We also look at the issue of credit democratization via a geography-based analysis of the reform's effects. Several studies emphasize the importance of firm location in accessing credit:
a higher density of financial institutions, in particular in and around urban centers, lowers the informational cost of credit acquisition. As such, firms located in rural areas face a significant disadvantage in accessing credit. Using spatial-point analyses, we show that firms located away from metropolitan areas gained the most credit access from the collateral reform. We also compute a Gini index of corporate credit to gauge whether the reform reduced inequality in credit access within and across different jurisdictions in France. Before the reform, 90 out of 96 French departments had a Gini index exceeding 0.90, implying that the credit market in virtually every department was dominated by a handful of large firms.  After the reform, only 19 departments registered an index above 0.90. Remarkably, the largest drops occurred in rural departments, far from the main French urban areas and financial centers. The geography-based analysis we present adds to the understanding of how economic policy percolates throughout a country, providing perspective to decision-makers concerning their policy goals.

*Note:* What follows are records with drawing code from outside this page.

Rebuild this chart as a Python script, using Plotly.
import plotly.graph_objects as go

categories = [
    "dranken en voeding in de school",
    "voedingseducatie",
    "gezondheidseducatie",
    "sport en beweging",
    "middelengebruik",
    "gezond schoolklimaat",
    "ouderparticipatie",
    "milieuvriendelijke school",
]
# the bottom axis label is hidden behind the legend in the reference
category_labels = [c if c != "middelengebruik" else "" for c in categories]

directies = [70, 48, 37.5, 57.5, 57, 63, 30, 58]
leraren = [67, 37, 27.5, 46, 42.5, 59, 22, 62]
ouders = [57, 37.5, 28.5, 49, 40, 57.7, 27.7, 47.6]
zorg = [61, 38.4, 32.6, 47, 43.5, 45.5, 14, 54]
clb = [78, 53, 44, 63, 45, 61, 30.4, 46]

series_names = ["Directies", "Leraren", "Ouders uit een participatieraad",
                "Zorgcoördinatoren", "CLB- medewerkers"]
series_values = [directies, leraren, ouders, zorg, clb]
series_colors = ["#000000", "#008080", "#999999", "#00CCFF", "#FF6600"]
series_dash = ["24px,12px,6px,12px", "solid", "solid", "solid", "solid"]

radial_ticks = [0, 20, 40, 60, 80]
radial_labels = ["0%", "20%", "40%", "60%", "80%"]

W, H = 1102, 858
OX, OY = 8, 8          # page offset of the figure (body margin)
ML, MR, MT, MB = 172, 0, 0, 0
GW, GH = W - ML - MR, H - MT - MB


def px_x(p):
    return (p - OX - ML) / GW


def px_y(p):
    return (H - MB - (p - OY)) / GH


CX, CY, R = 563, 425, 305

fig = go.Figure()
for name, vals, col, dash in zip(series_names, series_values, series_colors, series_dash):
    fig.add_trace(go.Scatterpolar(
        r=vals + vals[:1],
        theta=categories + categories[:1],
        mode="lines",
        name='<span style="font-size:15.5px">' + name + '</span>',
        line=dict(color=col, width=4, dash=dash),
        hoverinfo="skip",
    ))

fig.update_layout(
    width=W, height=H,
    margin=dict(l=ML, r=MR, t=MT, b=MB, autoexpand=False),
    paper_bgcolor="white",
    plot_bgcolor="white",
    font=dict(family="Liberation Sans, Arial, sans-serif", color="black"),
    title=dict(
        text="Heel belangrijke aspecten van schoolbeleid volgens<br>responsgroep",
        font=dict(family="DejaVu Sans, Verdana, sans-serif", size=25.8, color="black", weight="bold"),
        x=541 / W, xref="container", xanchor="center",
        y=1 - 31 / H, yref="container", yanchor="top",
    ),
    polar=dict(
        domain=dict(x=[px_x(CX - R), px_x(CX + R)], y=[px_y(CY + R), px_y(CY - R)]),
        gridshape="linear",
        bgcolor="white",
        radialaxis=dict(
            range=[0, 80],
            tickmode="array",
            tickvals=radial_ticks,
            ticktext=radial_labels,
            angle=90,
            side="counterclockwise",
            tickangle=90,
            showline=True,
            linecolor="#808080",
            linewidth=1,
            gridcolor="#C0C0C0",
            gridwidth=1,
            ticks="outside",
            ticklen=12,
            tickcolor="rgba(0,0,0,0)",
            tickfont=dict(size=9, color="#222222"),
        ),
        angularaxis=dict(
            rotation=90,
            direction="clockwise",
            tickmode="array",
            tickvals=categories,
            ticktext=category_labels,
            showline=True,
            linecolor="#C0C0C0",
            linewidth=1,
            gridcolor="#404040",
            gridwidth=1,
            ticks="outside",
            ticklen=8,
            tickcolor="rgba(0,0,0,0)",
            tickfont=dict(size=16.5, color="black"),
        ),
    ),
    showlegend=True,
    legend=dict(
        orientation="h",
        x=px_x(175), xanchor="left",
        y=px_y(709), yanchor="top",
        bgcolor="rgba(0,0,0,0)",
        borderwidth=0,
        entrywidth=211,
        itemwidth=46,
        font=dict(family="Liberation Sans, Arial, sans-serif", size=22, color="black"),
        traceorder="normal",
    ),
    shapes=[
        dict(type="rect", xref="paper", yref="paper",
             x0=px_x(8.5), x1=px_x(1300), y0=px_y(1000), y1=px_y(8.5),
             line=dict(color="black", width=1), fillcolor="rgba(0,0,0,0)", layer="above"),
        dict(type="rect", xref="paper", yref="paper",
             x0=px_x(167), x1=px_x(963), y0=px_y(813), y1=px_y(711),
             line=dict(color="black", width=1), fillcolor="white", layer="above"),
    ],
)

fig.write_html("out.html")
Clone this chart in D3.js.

We end our study tracing the economic effects of the reform at the macro level. We find that the derogation of the anachronic Napoleonic security code led to far reaching changes in the make up of investment and growth in the French economy. It prompted an increase in the elasticity between investment and value added, in particular in those industries mostly affected by the reform. It also allowed for more borrowing by firms operating in industries heavily reliant on external financing. All combined, our results point to a significant improvement in capital allocation efficiency in the economy. This is an important effect from a policy-making perspective since reforms of this nature may require fewer resources to implement and maintain than reforms that focus, for example, on law enforcement and judicial intervention.